::: INFORMATION SUPPLIED :::

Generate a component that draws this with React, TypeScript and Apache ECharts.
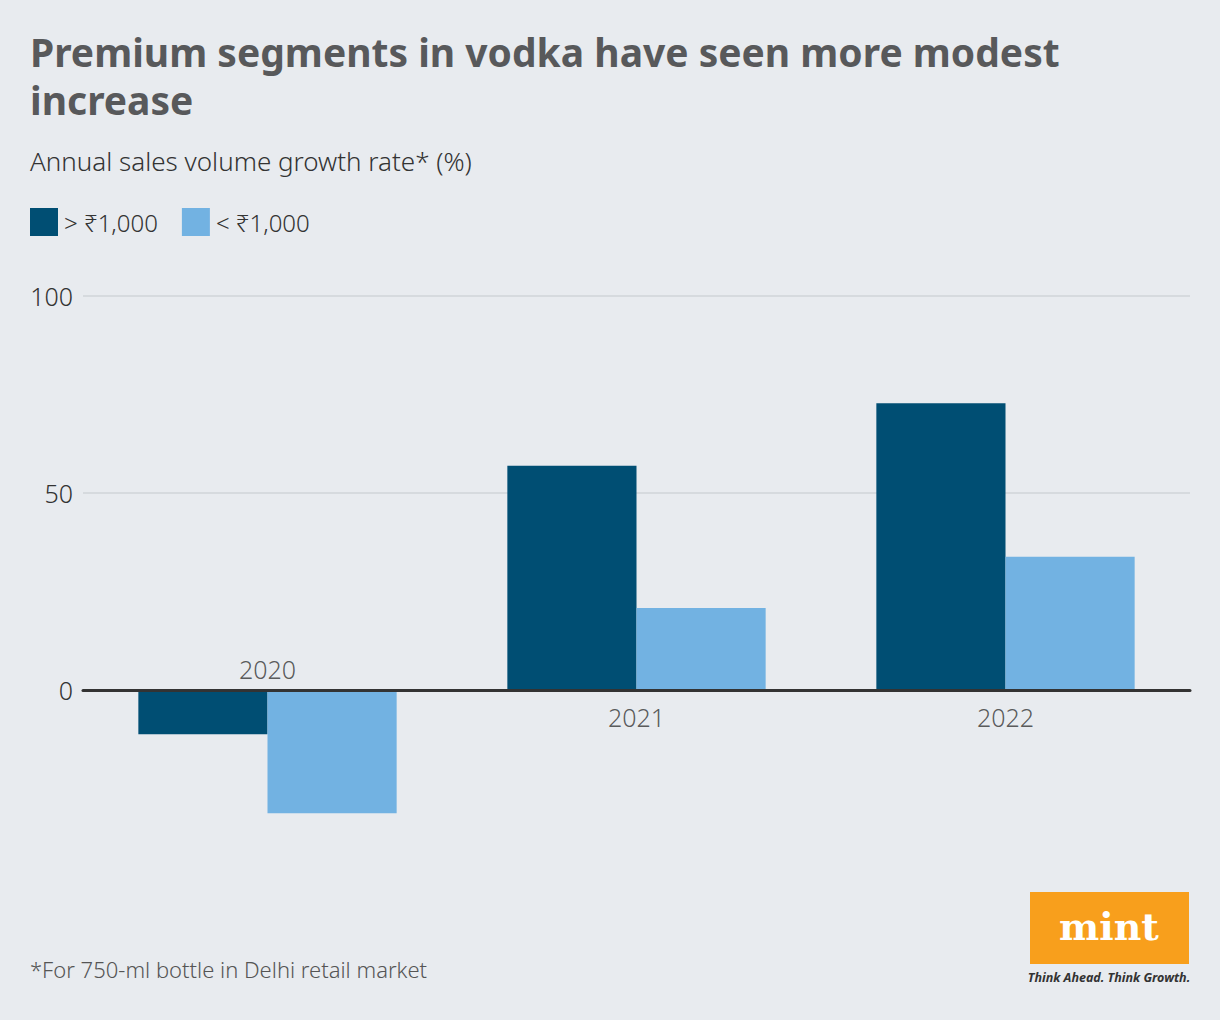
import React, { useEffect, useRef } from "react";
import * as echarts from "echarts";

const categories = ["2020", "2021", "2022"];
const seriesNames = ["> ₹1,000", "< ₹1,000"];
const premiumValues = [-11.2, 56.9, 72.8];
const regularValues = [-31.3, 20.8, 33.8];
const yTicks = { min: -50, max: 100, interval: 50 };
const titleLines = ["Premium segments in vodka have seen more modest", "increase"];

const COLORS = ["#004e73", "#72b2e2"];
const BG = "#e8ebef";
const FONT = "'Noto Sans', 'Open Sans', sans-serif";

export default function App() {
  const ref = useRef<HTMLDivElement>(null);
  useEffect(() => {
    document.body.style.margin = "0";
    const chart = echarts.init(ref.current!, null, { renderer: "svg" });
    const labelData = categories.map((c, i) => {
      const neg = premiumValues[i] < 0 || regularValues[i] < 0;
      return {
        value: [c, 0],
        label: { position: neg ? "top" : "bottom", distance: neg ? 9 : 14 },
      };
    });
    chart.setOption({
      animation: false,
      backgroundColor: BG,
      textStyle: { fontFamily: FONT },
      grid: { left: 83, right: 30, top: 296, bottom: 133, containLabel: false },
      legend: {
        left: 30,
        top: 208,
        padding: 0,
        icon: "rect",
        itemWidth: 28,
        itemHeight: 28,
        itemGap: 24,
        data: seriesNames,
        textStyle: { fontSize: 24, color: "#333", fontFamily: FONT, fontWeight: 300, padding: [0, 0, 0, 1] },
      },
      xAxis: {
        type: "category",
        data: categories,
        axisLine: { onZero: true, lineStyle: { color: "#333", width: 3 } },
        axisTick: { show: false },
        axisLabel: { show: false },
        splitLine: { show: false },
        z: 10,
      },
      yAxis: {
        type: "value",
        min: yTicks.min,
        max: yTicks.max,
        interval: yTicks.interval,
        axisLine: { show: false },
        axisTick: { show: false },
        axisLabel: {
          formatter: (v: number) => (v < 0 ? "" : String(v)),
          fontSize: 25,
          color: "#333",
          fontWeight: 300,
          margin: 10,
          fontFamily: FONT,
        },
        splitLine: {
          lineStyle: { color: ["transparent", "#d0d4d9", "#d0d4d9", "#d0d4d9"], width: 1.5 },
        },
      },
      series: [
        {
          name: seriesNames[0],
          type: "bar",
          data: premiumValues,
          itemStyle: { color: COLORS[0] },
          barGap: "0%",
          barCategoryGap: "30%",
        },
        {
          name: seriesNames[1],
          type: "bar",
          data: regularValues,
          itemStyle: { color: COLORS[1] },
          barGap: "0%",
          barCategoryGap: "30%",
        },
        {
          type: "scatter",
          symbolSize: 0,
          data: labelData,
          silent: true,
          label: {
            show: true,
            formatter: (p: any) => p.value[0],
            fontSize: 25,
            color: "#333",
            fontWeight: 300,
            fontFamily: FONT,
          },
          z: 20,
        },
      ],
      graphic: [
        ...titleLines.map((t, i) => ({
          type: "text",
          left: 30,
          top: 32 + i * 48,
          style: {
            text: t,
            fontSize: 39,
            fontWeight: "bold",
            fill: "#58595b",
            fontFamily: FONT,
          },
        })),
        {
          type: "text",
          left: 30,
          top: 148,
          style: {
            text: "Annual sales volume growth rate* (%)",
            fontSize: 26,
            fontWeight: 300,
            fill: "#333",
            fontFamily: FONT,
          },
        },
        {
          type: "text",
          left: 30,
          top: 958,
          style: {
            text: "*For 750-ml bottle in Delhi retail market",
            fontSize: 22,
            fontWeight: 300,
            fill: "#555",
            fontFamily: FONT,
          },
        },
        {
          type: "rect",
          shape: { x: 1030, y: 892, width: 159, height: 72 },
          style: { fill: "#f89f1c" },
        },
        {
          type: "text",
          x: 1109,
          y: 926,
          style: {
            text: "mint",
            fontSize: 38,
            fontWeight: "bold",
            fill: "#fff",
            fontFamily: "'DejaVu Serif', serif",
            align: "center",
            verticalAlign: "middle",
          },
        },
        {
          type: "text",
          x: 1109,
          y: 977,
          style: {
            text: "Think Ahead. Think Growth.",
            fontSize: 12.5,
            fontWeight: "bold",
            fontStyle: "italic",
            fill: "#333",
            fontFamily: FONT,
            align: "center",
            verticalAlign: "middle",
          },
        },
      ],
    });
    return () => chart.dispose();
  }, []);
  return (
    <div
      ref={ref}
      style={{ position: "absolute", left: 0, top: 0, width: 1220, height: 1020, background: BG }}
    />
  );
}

:::

### WHAT IS BEING ASKED
Without the pictures, return the listing above from its first line through the line that has "import * as".

### TASK RESULT
Generate a component that draws this with React, TypeScript and Apache ECharts.
import React, { useEffect, useRef } from "react";
import * as echarts from "echarts";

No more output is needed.